After his high school career ended in 2012, it was the next step that Espinoza was interested in. But he wasn’t sure if enrolling in college was going to be it.

Espinoza had doubts about the weightlifting and the overall strength required to undertake a possible Division I spot.

But, after high school, Espinoza did was natural — he kept playing football.

“I was fully invested in football. I wasn’t playing other sports, I stopped skateboarding by the 11th grade and I was committed to the game. I was playing every weekend, just flag football and pick up games, anything I could,” Espinoza said.

At that time, he wasn’t sure how to go about it. Is this something fun to do on the weekends or can I make a living out of this was a process that Espinoza had to go through.

With the help form his uncle and coach “Frogger” (Alfonso Cuevas), Espinoza was finally able to come to terms with his future.

“He told me to play semi-pro and he got me into it. It’s pretty much adult football,” he said.

For the next three years, Espinoza tried his hand at semi-pro football and he excelled in 2013.

His homes games were held at Madera High.

“I had a great team that taught me a lot of things and I got a chance to learn from others. I was the quarterback and I felt good throwing the ball and just becoming a better quarterback,” he said.

In 2014, things clicked and Espinoza really took off, both as a player and man.

With his son being born and his skills on the field improving, Espinoza wanted to take things to another level.

“When my son was born, it lit a fire in me that I felt like I could do anything. I felt invincible,” he said.

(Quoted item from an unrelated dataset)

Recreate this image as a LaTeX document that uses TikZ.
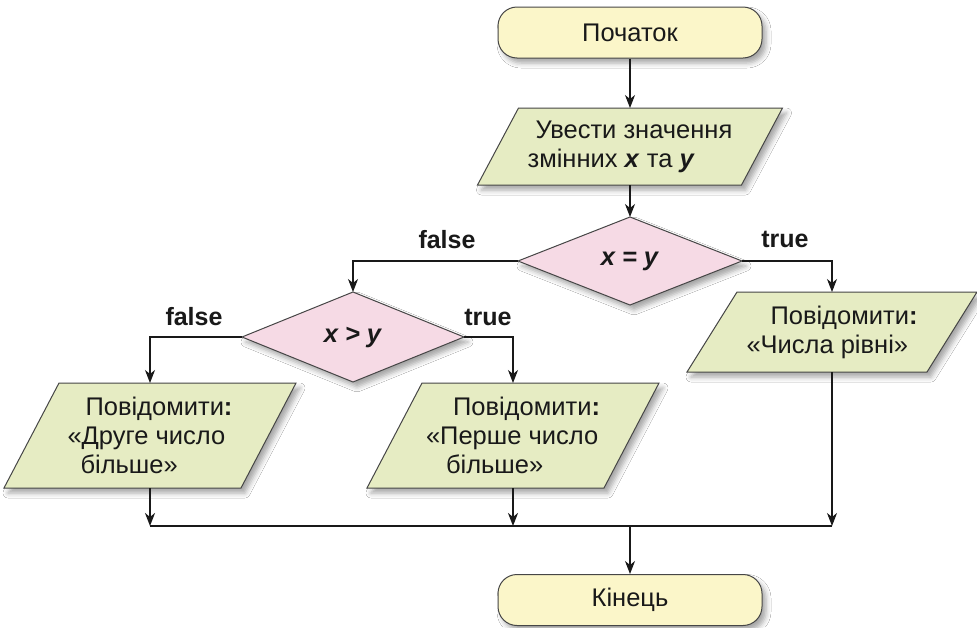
\documentclass[tikz,border=0pt]{standalone}
\usepackage{fontspec}
\setmainfont{Liberation Sans}
\usetikzlibrary{arrows.meta,shadows,shadows.blur}
\definecolor{termfill}{RGB}{251,246,201}
\definecolor{iofill}{RGB}{230,236,195}
\definecolor{decfill}{RGB}{246,218,229}
\definecolor{edgecol}{RGB}{70,70,70}
\definecolor{inkcol}{RGB}{25,25,25}
\tikzset{
  shadowed/.style={blur shadow={shadow xshift=4pt,shadow yshift=-5pt,shadow blur radius=5pt,shadow opacity=35}},
  termbox/.style={rectangle,rounded corners=19pt,draw=edgecol,line width=1pt,fill=termfill,shadowed,
    minimum width=264pt,minimum height=51pt,inner sep=0pt,text=inkcol,font=\fontsize{25.5}{29}\selectfont},
  iobox/.style={draw=edgecol,line width=1pt,fill=iofill,shadowed},
  decbox/.style={draw=edgecol,line width=1pt,fill=decfill,shadowed},
  boxtext/.style={inner sep=0pt,outer sep=0pt,align=left,text=inkcol,font=\fontsize{25.5}{29}\selectfont},
  lbl/.style={inner sep=0pt,anchor=base,text=inkcol,font=\fontsize{25}{29}\selectfont\bfseries},
  conn/.style={draw=inkcol,line width=1.1pt},
  arr/.style={conn,-{Stealth[length=13pt,width=10pt,inset=4pt]}},
  thickarr/.style={arr,line width=2pt},
}
\newcommand\ioshape[7]{%
  \path[iobox] ({#2-#4/2+#6/2},{#3-#5/2}) -- ({#2+#4/2+#6/2},{#3-#5/2}) -- ({#2+#4/2-#6/2},{#3+#5/2}) -- ({#2-#4/2-#6/2},{#3+#5/2}) -- cycle;
  \node[boxtext,minimum width=#4,minimum height=#5] (#1) at (#2,#3) {#7};
}
\newcommand\decshape[6]{%
  \path[decbox] ({#2-#4/2},#3) -- (#2,{#3-#5/2}) -- ({#2+#4/2},#3) -- (#2,{#3+#5/2}) -- cycle;
  \node[boxtext,minimum width=#4,minimum height=#5] (#1) at (#2,#3) {#6};
}
\begin{document}
\begin{tikzpicture}[x=1pt,y=-1pt]
\fill[white] (0,0) rectangle (977,627);
\useasboundingbox (0,0) rectangle (977,627);

\node[termbox] (start) at (630,32.5) {Початок};
\ioshape{input}{630}{146.5}{264}{77}{41}{\hspace*{8pt}Увести значення\\змінних \textbf{\textit{x}} та \textbf{\textit{y}}}
\decshape{d1}{630}{261}{224}{88}{\textbf{\textit{x = y}}}
\decshape{d2}{353}{337}{222}{90}{\textbf{\textit{x > y}}}
\ioshape{out3}{832}{332}{240}{80}{50}{\hspace*{24pt}Повідомити\textbf{:}\\«Числа рівні»}
\ioshape{out1}{150}{435.5}{237}{105}{55}{\hspace*{18pt}Повідомити\textbf{:}\\«Друге число\\\hspace*{13pt}більше»}
\ioshape{out2}{513}{435.5}{237}{105}{55}{\hspace*{27pt}Повідомити\textbf{:}\\«Перше число\\\hspace*{20pt}більше»}
\node[termbox] (end) at (630,600) {Кінець};

\node[lbl] (f1) at (447,248) {false};
\node[lbl] (t1) at (785,247) {true};
\node[lbl] (f2) at (194,325) {false};
\node[lbl] (t2) at (488,325) {true};

\coordinate (m1) at (150,526);
\coordinate (m2) at (513,526);
\coordinate (m3) at (832,526);
\coordinate (mc) at (630,526);

\draw[arr] (start.south) -- (input.north);
\draw[arr] (input.south) -- (d1.north);
\draw[arr] (d1.west) -| (d2.north);
\draw[arr] (d1.east) -| (out3.north);
\draw[arr] (d2.west) -| (out1.north);
\draw[arr] (d2.east) -| (out2.north);
\draw[thickarr] (out1.south) -- (m1);
\draw[thickarr] (out2.south) -- (m2);
\draw[arr] (out3.south) -- (m3);
\draw[conn,line width=1.6pt] (m1) -- (m3);
\draw[arr] (mc) -- (end.north);
\end{tikzpicture}
\end{document}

After three years, Espinoza attended Merced College and immediately redshirted.

He wanted to get out of his comfort zone and when he was able to play, he wanted to be ready.

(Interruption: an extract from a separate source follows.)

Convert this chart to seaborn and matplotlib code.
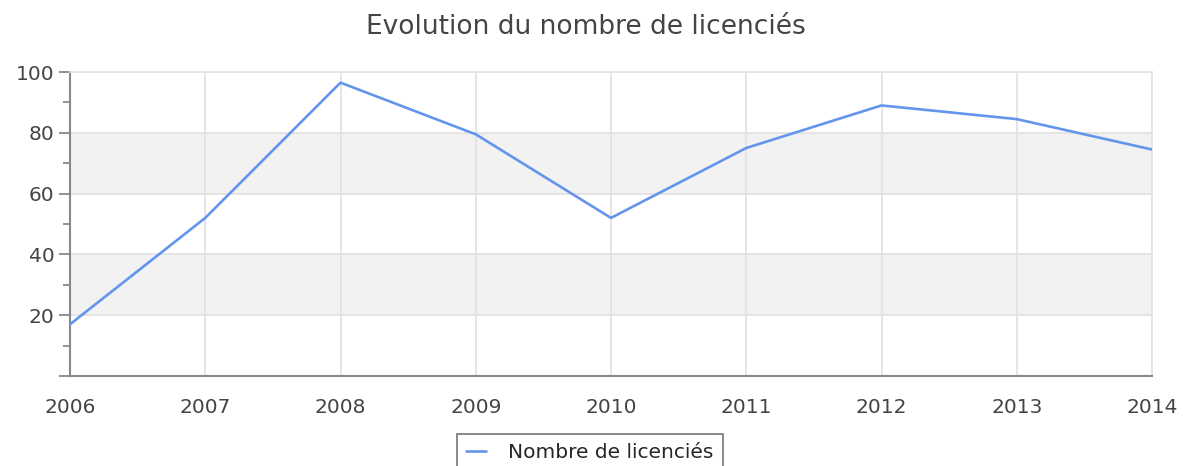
import pandas as pd
import matplotlib
matplotlib.use('Agg')
import matplotlib.pyplot as plt
import seaborn as sns
from matplotlib.ticker import FuncFormatter, MultipleLocator

# data
years = [2006, 2007, 2008, 2009, 2010, 2011, 2012, 2013, 2014]
licencies = [17, 52, 96.5, 79.5, 52, 75, 89, 84.5, 74.5]
series_name = 'Nombre de licenciés'
title = 'Evolution du nombre de licenciés'

sns.set_style('white')
plt.rcParams['font.family'] = ['DejaVu Sans']

df = pd.DataFrame({'year': years, series_name: licencies})

fig = plt.figure(figsize=(11.86, 4.66), dpi=100)
ax = fig.add_axes([70 / 1186, 1 - 376 / 466, (1152 - 70) / 1186, (376 - 72) / 466])

grid_col = '#e3e3e3'
# alternating bands
for lo, hi in [(20, 40), (60, 80)]:
    ax.axhspan(lo, hi, color='#f2f2f2', zorder=0, lw=0)
for y in [20, 40, 60, 80, 100]:
    ax.axhline(y, color=grid_col, lw=1.3, zorder=1)
for x in years:
    ax.axvline(x, color=grid_col, lw=1.3, zorder=1)

sns.lineplot(data=df, x='year', y=series_name, ax=ax, color='#6495ed',
             linewidth=1.9, label=series_name, zorder=3, legend=False)

ax.set_xlim(2006, 2014)
ax.set_ylim(0, 100)
ax.set_xticks(years)
ax.set_xticklabels([str(y) for y in years])
ax.yaxis.set_major_locator(MultipleLocator(20))
ax.yaxis.set_minor_locator(MultipleLocator(10))
ax.yaxis.set_major_formatter(FuncFormatter(lambda v, p: '' if v == 0 else f'{v:.0f}'))
ax.tick_params(axis='y', which='major', length=8, width=1.3, color='#888888',
               labelsize=14.5, labelcolor='#444444', pad=3, left=True)
ax.tick_params(axis='y', which='minor', length=5, width=1.3, color='#888888', left=True)
ax.tick_params(axis='x', length=0, labelsize=14.5, labelcolor='#444444', pad=16)
ax.set_xlabel('')
ax.set_ylabel('')

for s in ['left', 'bottom']:
    ax.spines[s].set_color('#888888')
    ax.spines[s].set_linewidth(1.5)
for s in ['top', 'right']:
    ax.spines[s].set_color(grid_col)
    ax.spines[s].set_linewidth(1.3)

fig.text(586 / 1186, 1 - 27 / 466, title, ha='center', va='center',
         fontsize=19, color='#444444')

handles, labels = ax.get_legend_handles_labels()
leg = fig.legend(handles, labels, loc='upper center',
                 bbox_to_anchor=(590 / 1186, 1 - 424 / 466),
                 fontsize=14.5, frameon=True, fancybox=False,
                 handlelength=1.0, borderpad=0.45, handletextpad=1.1)
leg.get_frame().set_edgecolor('#555555')
leg.get_frame().set_linewidth(1.2)

fig.savefig('out.png', dpi=100)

A year later, in the spring of 2015, Espinoza returned to be a starter on his semi-pro team before signing with West Hills College-Coalinga in the fall.

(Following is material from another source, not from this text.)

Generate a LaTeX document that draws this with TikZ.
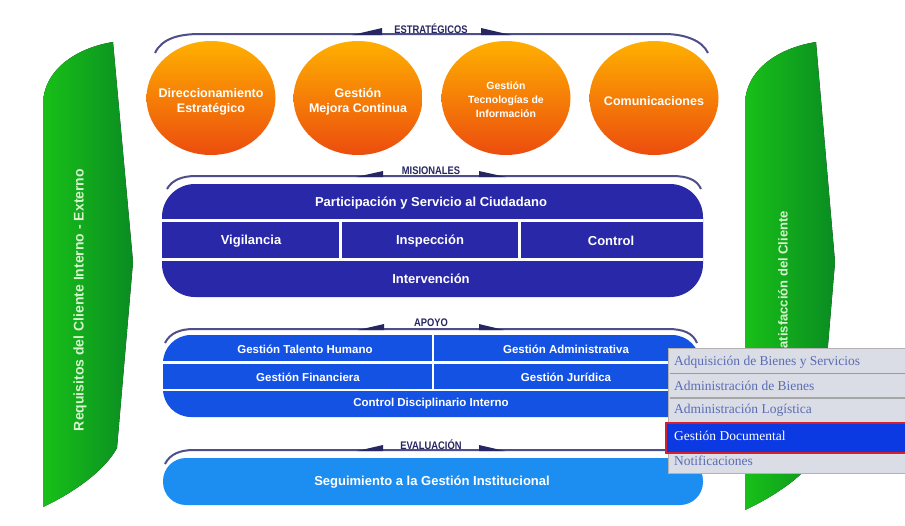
\documentclass[tikz,border=0pt]{standalone}
\usepackage{fontspec}
\setmainfont{Liberation Sans}
\newfontfamily\menufont{Liberation Serif}
\newfontfamily\labfont[FakeStretch=0.85]{Liberation Sans}
\usetikzlibrary{shapes.geometric}
\definecolor{mis}{RGB}{40,40,168}
\definecolor{apo}{RGB}{20,82,228}
\definecolor{eva}{RGB}{28,142,242}
\definecolor{brk}{RGB}{78,78,136}
\definecolor{wedgec}{RGB}{38,38,98}
\definecolor{orgtop}{RGB}{255,176,0}
\definecolor{orgbot}{RGB}{236,76,14}
\definecolor{grnL}{RGB}{24,192,24}
\definecolor{grnR}{RGB}{10,140,34}
\definecolor{menubg}{RGB}{218,221,230}
\definecolor{menutx}{RGB}{90,108,180}
\definecolor{menuln}{RGB}{140,152,200}
\definecolor{selbl}{RGB}{12,58,226}
\definecolor{selrd}{RGB}{210,32,46}
\definecolor{grntx}{RGB}{214,244,206}
\begin{document}
\begin{tikzpicture}[x=1pt,y=-1pt,
  circ/.style={ellipse, minimum width=129pt, minimum height=114pt, inner sep=0pt,
    top color=orgtop, bottom color=orgbot, draw=none},
  ctext/.style={text=white, align=center, inner sep=0pt, font=\bfseries\fontsize{12.5}{15}\selectfont},
  mtext/.style={text=white, inner sep=0pt, font=\bfseries\fontsize{13}{15}\selectfont},
  atext/.style={text=white, inner sep=0pt, font=\bfseries\fontsize{11.5}{14}\selectfont},
  lbl/.style={text=wedgec, inner sep=0pt, font=\labfont\bfseries\fontsize{11}{12}\selectfont},
  brack/.style={draw=brk, line width=2pt},
  wedgefill/.style={fill=wedgec},
  sep/.style={draw=white, line width=3pt},
  gtext/.style={text=grntx, inner sep=0pt, rotate=90, font=\bfseries\fontsize{14}{16}\selectfont},
  itext/.style={text=menutx, anchor=west, inner sep=0pt, font=\menufont\fontsize{13.5}{15}\selectfont},
  garrow/.style={left color=grnL, right color=grnR}
]
\useasboundingbox[fill=white] (0,0) rectangle (905,525);

% green arrows
\fill[garrow] (43,507) -- (43,105) .. controls (43,70) and (76,48) .. (113,42)
  -- (133,262) -- (117,448) .. controls (105,470) and (75,492) .. (43,507) -- cycle;
\node[gtext] (reqtxt) at (80,300) {Requisitos del Cliente Interno - Externo};
\fill[garrow] (745,510) -- (745,105) .. controls (745,70) and (778,48) .. (816,42)
  -- (835,262) -- (819,452) .. controls (807,474) and (777,495) .. (745,510) -- cycle;
\node[gtext, font=\bfseries\fontsize{13}{15}\selectfont] (sattxt) at (783,284) {Satisfacción del Cliente};

% ESTRATEGICOS bracket
\draw[brack] (155,53) .. controls (162,38) and (180,34) .. (200,34) -- (664,34)
  .. controls (684,34) and (702,40) .. (708,53);
\fill[wedgefill] (352,35) -- (382,35) -- (382,28) -- cycle;
\fill[wedgefill] (481,28) -- (481,35) -- (511,35) -- cycle;
\node[lbl] (lblE) at (431,29) {ESTRATÉGICOS};

% circles
\node[circ] (c1) at (211,98) {};
\node[circ] (c2) at (358,98) {};
\node[circ] (c3) at (506,98) {};
\node[circ] (c4) at (654,98) {};
\node[ctext] (c1t) at (211,102) {Direccionamiento\\Estratégico};
\node[ctext] (c2t) at (358,102) {Gestión\\Mejora Continua};
\node[ctext, font=\bfseries\fontsize{10.5}{14}\selectfont] (c3t) at (506,100) {Gestión\\Tecnologías de\\Información};
\node[ctext] (c4t) at (654,101) {Comunicaciones};

% MISIONALES
\draw[brack] (167,189) .. controls (172,180) and (182,176) .. (196,176) -- (672,176)
  .. controls (688,176) and (697,180) .. (701,189);
\fill[wedgefill] (356,177) -- (383,177) -- (383,171) -- cycle;
\fill[wedgefill] (479,171) -- (479,177) -- (506,177) -- cycle;
\node[lbl] (lblM) at (431,171) {MISIONALES};
\fill[mis, rounded corners=33pt] (162,184) rectangle (703,297);
\draw[sep] (162,220.5) -- (703,220.5);
\draw[sep] (162,259.5) -- (703,259.5);
\draw[sep] (340,220.5) -- (340,259.5);
\draw[sep] (519,220.5) -- (519,259.5);
\node[mtext] (m1) at (431,203) {Participación y Servicio al Ciudadano};
\node[mtext] (m2) at (251,241) {Vigilancia};
\node[mtext] (m3) at (430,241) {Inspección};
\node[mtext] (m4) at (611,241) {Control};
\node[mtext] (m5) at (431,279) {Intervención};

% APOYO
\draw[brack] (165,343) .. controls (170,333) and (180,329) .. (194,329) -- (668,329)
  .. controls (683,329) and (693,333) .. (697,343);
\fill[wedgefill] (358,330) -- (384,330) -- (384,324) -- cycle;
\fill[wedgefill] (479,324) -- (479,330) -- (504,330) -- cycle;
\node[lbl] (lblA) at (431,323) {APOYO};
\fill[apo, rounded corners=28pt] (163,335) rectangle (700,417);
\draw[sep, line width=2.5pt] (163,362.5) -- (700,362.5);
\draw[sep, line width=2.5pt] (163,390) -- (700,390);
\draw[sep, line width=2.5pt] (433,335) -- (433,390);
\node[atext] (a1) at (305,349) {Gestión Talento Humano};
\node[atext] (a2) at (566,349) {Gestión Administrativa};
\node[atext] (a3) at (308,377) {Gestión Financiera};
\node[atext] (a4) at (566,377) {Gestión Jurídica};
\node[atext] (a5) at (431,404) {Control Disciplinario Interno};

% EVALUACION
\draw[brack] (165,464) .. controls (170,454) and (180,450) .. (194,450) -- (674,450)
  .. controls (689,450) and (699,454) .. (703,464);
\fill[wedgefill] (357,451) -- (383,451) -- (383,445) -- cycle;
\fill[wedgefill] (479,445) -- (479,451) -- (505,451) -- cycle;
\node[lbl] (lblV) at (431,445) {EVALUACIÓN};
\fill[eva, rounded corners=23pt] (163,458) rectangle (703,505);
\node[mtext] (e1) at (432,482) {Seguimiento a la Gestión Institucional};

% dropdown menu
\fill[menubg] (668,348) rectangle (905,473);
\draw[gray!60, line width=1pt] (668,348) -- (905,348);
\draw[gray!60, line width=1pt] (668,348) -- (668,473) -- (905,473);
\draw[menuln, line width=1.2pt] (670,373.5) -- (905,373.5);
\draw[gray!70, line width=2pt] (670,398) -- (905,398);
\fill[selbl] (666,424) rectangle (905,452);
\draw[selrd, line width=2.5pt] (666,423) rectangle (910,453);
\node[itext] (i1) at (674,362) {Adquisición de Bienes y Servicios};
\node[itext] (i2) at (674,386) {Administración de Bienes};
\node[itext] (i3) at (674,410) {Administración Logística};
\node[itext, text=white] (i4) at (674,436) {Gestión Documental};
\node[itext] (i5) at (674,461) {Notificaciones};
\end{tikzpicture}
\end{document}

Espinoza was averaging almost five touchdown passes a game in semi-pro ball. After years of tutelage and experience, he was ready for his chance at West Hills.

His first year, West Hills won a conference championship and from then on Espinoza knew his future relied in the pocket.

“It felt good to see everything come together and playing against tough competition really made me feel good as a player,” Espinoza said. “After playing with grown men all those years, it just seemed like things were easier.”

Things changed quickly as Espinoza sustained a separated shoulder in his throwing shoulder and there were doubts he could throw a ball again.

True to his nature, Espinoza never let up and never gave in.

His stepdad Mike Ocampo knows firsthand.

“That’s just who he is. He isn’t afraid of any challenge and he always does his best, not just for himself, but for his kids, too. We’ve seen it his whole life, facing adversity and moving past it,” Ocampo said.

Espinoza was put into a panic, but rehab went well and, in 2016, Espinoza led his team to a Conference Championship, as well as a bowl game.

He became the first quarterback to accomplish that feat in a West Hills jersey. Not too mention leading the league in completions.

Espinoza later moved to HBCU Lincoln University 2017-18 where he continued to excel.

“They wanted someone to change the program and I wanted that challenge,” Espinoza said.

Despite a tough start, multiple coaching changes and a medical emergency, the former Coyote was still standing tall.

In his final season, Espinoza was in the top three in the league of all major passing categories and Espinoza nearly broke the league’s single game passing record. To top it all off, Lincoln won their homecoming game for the first time in recent memory.

Espinoza was invited to a bowl game for all potential NFL draft picks. Getting to play in that game in front of scouts, was a big deal. Even though he was sick, Espinoza played well and was named MVP of that game.

Espinoza’s rise is no joke.

The former Madera Coyote, now playing professional football for the Spokane Shock, is not afraid of the challenges he faces, he embraces it.

Even to this day, Espinoza visits his hometown, to not only see his family, but also to give back to the younger players. Espinoza is always working out with younger players.

“He is always playing catch and offering kids here advice,” Ocampo said. “We are very proud of the player and man he has become. He is a role model for many.”